For each line that holds "with", copy the line out.

----------

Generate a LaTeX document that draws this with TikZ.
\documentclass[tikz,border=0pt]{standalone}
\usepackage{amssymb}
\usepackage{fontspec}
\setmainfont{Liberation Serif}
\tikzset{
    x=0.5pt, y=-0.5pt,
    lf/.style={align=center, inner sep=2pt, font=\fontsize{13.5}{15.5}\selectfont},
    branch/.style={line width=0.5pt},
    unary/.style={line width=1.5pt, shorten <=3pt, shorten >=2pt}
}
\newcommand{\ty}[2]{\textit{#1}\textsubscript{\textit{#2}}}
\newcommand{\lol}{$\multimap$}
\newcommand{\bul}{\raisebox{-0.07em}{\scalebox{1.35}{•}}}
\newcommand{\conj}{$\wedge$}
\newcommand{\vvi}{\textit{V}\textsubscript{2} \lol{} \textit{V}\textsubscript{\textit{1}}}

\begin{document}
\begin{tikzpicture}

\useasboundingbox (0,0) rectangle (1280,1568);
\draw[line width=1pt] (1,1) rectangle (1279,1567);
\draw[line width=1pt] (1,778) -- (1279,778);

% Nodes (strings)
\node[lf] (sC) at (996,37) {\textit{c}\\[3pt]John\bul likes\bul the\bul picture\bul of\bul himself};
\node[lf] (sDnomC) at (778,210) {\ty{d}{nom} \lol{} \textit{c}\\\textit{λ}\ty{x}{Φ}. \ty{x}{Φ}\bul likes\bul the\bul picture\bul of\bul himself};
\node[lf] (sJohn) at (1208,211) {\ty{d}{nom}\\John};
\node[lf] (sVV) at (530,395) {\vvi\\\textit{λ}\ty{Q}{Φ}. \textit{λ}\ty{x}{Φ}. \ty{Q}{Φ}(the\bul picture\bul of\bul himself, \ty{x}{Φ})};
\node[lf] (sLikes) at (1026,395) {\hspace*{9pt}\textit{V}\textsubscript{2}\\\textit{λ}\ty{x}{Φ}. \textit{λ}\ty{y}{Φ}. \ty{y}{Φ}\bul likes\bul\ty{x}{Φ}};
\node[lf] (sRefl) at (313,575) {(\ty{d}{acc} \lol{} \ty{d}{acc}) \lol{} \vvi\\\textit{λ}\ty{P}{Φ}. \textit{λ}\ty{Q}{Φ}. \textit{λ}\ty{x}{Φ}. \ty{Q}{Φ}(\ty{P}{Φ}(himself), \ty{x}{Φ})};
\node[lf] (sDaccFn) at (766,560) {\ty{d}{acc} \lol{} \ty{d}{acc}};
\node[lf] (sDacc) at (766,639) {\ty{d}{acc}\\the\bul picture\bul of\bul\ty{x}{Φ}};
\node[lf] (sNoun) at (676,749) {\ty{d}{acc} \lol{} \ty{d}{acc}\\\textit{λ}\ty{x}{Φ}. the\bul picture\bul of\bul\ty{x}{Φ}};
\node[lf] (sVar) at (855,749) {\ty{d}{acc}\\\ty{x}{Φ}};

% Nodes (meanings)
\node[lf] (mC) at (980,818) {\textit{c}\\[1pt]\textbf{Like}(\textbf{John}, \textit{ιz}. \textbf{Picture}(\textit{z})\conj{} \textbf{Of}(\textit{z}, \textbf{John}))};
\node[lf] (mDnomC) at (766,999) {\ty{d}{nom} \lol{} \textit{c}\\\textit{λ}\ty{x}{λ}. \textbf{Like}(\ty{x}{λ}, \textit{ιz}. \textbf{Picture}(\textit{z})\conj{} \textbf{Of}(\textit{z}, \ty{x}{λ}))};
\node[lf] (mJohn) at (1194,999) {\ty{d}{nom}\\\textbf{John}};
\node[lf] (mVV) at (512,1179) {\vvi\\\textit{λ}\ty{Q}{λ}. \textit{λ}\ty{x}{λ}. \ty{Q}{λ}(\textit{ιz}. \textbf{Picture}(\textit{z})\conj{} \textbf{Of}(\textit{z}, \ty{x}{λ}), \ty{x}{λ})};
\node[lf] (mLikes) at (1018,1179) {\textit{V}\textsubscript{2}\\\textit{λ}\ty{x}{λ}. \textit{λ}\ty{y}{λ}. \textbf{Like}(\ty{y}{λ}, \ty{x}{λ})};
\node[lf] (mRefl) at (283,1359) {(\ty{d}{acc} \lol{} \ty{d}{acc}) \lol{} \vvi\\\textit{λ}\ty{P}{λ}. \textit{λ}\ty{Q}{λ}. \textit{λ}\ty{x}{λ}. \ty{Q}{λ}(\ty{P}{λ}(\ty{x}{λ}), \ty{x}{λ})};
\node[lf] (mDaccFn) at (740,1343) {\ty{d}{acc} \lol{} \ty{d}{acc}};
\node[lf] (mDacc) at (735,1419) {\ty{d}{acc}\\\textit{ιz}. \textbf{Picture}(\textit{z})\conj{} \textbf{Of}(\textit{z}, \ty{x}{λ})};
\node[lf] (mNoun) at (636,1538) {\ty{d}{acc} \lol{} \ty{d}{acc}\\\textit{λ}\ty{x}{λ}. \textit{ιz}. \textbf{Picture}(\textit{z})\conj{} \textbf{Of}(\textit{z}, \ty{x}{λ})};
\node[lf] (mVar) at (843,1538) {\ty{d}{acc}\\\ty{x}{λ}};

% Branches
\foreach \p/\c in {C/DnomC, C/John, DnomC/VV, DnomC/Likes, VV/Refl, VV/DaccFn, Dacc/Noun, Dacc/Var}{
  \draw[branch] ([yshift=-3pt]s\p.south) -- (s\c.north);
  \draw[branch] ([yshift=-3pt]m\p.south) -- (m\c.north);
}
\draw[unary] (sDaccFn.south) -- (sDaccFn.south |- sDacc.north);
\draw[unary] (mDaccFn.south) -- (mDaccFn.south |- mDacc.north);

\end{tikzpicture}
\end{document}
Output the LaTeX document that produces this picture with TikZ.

----------

Problem solution
Generate a LaTeX document that draws this with TikZ.
Output the LaTeX document that produces this picture with TikZ.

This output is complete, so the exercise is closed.